SHORT EXERCISE - Do not repeat pictures. Repeat exactly the lines of the listing below from its first line through the line with "from matplotlib.ticker import".

─── PROVIDED DATA ───

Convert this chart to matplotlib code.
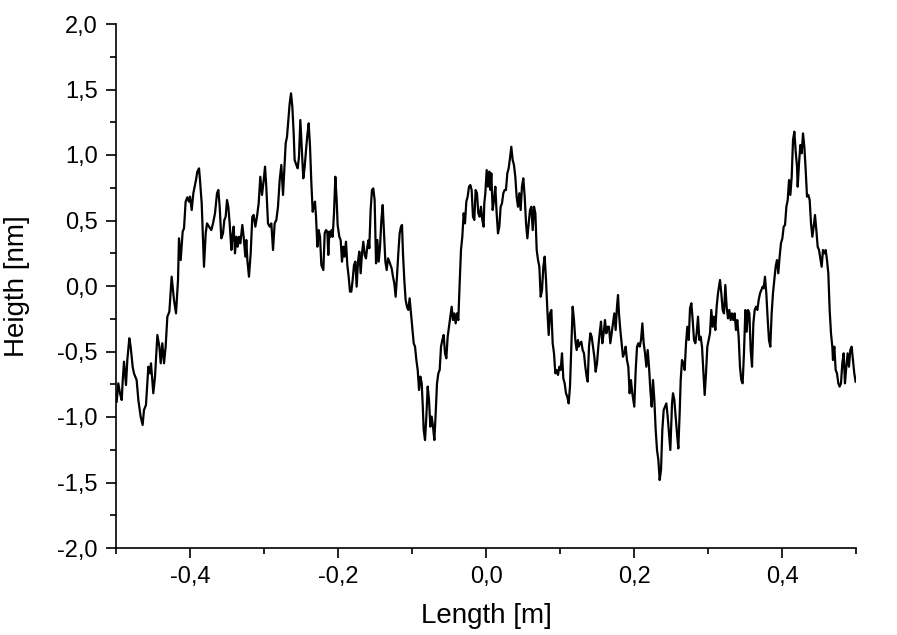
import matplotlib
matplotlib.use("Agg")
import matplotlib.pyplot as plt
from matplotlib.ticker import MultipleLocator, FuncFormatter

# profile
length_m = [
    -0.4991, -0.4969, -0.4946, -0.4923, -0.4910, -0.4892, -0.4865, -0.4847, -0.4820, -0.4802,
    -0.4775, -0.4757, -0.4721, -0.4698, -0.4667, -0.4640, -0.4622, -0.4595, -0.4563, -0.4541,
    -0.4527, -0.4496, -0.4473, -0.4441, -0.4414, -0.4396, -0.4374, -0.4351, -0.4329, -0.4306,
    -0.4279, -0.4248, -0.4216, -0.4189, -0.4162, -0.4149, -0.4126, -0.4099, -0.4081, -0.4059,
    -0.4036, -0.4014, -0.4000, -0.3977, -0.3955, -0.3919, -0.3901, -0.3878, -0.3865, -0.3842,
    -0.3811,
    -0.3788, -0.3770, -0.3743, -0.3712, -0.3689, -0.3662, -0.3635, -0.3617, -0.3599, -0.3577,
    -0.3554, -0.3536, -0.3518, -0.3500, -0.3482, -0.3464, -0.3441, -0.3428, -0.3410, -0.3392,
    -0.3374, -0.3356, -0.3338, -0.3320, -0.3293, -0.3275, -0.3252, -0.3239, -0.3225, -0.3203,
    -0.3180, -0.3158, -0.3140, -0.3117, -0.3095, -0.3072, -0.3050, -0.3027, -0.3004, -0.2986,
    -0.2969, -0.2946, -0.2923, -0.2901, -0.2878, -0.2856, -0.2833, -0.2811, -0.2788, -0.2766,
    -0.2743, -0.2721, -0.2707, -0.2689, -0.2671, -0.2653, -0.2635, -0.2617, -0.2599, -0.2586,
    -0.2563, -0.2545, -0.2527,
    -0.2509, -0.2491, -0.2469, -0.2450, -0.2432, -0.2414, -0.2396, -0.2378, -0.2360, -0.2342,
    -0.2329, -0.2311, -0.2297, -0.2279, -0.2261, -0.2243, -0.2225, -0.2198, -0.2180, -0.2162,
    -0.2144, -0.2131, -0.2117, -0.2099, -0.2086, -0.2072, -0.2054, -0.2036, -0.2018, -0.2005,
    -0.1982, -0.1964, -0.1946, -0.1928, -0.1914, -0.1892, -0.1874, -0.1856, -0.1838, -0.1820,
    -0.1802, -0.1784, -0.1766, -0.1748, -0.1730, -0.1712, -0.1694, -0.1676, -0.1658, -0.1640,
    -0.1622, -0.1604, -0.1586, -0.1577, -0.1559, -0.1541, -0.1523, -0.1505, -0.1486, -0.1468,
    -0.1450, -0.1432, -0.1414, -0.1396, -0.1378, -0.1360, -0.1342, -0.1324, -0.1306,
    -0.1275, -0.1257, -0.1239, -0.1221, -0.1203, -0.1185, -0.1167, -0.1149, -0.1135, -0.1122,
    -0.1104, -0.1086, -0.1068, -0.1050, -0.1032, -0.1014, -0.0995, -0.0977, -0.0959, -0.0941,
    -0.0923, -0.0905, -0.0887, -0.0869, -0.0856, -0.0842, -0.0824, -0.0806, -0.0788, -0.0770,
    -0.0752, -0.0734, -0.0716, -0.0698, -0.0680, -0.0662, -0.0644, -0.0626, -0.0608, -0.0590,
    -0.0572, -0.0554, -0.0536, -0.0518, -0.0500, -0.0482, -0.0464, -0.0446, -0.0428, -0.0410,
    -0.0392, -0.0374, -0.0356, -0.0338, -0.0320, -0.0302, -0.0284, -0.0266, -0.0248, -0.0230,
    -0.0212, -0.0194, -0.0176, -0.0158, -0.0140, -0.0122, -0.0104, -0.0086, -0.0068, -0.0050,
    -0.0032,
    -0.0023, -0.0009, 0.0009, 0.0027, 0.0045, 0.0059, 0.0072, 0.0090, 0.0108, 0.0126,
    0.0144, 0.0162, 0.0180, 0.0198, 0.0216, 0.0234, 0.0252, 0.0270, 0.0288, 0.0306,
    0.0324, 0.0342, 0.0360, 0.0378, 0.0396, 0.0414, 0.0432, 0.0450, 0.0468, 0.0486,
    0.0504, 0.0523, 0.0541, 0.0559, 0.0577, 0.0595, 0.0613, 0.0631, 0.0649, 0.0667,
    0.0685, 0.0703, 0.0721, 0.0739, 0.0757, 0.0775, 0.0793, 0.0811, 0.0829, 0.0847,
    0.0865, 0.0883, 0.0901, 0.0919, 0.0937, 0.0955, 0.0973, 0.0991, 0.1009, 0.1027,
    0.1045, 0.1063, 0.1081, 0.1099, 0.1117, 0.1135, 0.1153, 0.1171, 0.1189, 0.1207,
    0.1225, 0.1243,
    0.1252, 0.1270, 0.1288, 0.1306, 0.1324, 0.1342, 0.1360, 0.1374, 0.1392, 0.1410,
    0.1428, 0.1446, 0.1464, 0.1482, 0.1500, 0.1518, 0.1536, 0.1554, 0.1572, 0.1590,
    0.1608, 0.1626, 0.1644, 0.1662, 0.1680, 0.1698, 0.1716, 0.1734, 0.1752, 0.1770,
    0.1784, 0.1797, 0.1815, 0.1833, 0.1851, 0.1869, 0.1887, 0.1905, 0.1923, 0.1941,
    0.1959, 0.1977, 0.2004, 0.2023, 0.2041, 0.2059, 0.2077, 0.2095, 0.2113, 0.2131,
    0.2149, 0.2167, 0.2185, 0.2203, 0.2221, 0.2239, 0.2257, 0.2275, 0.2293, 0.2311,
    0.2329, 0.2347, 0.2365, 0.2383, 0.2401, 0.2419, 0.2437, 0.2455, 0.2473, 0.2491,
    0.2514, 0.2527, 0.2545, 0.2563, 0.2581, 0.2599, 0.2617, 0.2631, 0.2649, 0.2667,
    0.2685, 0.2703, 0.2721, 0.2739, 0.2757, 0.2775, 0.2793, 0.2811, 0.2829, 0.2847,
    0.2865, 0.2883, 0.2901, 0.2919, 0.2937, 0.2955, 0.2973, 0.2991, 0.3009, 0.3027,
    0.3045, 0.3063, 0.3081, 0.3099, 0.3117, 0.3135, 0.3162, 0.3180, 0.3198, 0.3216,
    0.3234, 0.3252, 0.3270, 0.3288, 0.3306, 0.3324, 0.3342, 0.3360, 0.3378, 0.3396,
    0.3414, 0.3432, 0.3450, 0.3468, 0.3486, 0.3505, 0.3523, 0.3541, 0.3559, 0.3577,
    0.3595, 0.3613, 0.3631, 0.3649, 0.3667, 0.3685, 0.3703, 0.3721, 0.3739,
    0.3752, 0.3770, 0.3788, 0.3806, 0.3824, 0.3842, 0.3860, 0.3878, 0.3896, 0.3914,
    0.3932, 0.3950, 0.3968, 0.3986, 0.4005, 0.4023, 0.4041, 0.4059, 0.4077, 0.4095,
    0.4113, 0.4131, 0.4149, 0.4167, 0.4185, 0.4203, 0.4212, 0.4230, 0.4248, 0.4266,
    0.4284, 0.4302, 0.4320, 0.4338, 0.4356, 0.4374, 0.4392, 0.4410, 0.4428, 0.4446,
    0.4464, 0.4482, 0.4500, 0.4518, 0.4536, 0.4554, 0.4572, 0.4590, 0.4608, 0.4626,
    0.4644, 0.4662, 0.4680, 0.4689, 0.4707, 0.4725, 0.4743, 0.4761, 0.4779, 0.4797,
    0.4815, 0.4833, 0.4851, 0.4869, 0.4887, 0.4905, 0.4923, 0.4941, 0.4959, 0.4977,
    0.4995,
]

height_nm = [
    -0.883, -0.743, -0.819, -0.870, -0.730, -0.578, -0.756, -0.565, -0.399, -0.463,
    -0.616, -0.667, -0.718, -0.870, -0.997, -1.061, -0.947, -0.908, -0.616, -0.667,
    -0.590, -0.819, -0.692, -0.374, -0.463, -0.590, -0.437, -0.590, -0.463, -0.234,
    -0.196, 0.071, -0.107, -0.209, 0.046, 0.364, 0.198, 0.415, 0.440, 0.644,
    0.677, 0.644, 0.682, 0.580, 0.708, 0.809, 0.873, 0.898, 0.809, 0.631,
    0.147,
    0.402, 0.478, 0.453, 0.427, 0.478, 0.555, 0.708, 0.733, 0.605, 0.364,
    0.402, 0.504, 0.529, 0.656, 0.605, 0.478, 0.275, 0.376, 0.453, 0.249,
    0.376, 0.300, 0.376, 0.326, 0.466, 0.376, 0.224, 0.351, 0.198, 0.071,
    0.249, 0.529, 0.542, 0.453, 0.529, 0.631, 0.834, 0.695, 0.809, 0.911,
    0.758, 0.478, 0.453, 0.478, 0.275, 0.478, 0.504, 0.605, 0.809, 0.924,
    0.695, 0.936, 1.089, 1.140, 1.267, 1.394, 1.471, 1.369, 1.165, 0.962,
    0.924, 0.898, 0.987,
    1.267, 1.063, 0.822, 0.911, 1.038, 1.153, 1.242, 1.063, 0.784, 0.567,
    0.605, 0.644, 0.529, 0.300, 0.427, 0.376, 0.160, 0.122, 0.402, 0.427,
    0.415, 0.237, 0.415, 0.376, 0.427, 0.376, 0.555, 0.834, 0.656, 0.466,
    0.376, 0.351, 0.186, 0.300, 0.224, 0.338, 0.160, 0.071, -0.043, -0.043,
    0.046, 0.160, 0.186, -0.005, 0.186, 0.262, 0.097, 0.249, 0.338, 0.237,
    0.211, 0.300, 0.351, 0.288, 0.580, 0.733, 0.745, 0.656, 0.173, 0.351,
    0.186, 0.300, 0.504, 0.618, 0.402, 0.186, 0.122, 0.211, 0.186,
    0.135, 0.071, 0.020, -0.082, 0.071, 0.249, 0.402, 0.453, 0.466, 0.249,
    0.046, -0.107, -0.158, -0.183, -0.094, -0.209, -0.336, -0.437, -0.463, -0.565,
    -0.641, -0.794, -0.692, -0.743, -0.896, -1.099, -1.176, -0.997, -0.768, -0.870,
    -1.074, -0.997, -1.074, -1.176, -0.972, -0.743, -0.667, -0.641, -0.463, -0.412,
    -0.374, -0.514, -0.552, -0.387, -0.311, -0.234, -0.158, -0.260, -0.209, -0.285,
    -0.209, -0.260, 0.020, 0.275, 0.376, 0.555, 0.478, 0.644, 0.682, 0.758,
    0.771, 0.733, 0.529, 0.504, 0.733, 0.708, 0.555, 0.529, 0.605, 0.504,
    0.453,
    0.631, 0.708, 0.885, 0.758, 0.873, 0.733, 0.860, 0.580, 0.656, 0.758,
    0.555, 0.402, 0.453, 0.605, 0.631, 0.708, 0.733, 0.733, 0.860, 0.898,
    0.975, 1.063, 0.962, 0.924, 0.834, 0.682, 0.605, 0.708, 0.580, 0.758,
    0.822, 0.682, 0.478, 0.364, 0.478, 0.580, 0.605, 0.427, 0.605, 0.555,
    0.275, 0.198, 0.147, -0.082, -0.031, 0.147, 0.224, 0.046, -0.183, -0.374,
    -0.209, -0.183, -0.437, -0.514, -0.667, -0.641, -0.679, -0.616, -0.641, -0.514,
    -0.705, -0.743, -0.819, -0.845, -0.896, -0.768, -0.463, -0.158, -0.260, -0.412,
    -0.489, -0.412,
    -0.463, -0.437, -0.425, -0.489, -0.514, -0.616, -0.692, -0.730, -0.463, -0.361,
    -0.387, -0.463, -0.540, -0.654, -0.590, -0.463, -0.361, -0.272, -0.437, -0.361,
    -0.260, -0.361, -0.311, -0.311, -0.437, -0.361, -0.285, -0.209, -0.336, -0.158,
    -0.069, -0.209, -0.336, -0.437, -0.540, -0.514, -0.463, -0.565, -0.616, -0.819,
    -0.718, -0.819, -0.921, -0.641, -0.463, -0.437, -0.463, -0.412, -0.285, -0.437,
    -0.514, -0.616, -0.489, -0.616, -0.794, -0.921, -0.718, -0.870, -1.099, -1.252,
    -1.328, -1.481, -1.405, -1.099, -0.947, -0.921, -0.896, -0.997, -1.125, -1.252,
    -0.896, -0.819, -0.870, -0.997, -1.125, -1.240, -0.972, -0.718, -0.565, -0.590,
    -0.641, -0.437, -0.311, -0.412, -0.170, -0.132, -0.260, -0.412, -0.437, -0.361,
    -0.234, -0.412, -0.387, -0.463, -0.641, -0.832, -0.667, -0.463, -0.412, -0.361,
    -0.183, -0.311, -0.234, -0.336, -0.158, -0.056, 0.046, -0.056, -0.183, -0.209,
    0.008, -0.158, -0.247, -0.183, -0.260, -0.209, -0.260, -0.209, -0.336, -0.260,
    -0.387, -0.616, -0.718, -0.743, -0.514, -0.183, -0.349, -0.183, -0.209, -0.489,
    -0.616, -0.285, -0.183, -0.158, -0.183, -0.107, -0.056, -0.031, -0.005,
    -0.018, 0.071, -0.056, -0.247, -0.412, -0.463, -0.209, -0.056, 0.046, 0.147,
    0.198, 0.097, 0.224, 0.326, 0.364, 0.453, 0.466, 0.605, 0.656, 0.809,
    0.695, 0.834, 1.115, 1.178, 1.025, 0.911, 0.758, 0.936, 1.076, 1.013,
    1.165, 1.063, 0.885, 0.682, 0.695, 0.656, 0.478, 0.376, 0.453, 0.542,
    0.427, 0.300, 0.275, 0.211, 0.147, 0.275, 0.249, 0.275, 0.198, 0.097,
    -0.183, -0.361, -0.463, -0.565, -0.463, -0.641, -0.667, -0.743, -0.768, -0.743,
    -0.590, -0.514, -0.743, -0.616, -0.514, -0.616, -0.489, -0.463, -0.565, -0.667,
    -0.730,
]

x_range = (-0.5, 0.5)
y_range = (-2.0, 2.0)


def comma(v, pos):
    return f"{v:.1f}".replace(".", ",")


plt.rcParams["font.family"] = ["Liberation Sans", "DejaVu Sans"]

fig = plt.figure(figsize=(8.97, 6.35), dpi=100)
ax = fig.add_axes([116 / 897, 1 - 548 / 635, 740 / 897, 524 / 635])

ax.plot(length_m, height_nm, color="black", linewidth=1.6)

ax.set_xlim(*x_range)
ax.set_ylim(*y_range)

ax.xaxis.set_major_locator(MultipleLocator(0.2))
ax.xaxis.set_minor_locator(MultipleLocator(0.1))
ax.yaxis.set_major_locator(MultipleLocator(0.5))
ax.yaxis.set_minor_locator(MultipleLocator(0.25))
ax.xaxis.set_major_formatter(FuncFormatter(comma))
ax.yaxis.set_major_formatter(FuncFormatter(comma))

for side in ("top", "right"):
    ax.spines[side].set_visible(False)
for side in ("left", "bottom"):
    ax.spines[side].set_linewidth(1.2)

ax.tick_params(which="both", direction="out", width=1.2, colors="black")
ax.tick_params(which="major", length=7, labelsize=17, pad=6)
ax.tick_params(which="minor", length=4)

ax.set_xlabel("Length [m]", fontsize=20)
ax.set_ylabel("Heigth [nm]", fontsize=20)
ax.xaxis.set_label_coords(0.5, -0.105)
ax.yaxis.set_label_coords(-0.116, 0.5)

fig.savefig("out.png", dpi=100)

───

WRITTEN REPLY -
Convert this chart to matplotlib code.
import matplotlib
matplotlib.use("Agg")
import matplotlib.pyplot as plt
from matplotlib.ticker import MultipleLocator, FuncFormatter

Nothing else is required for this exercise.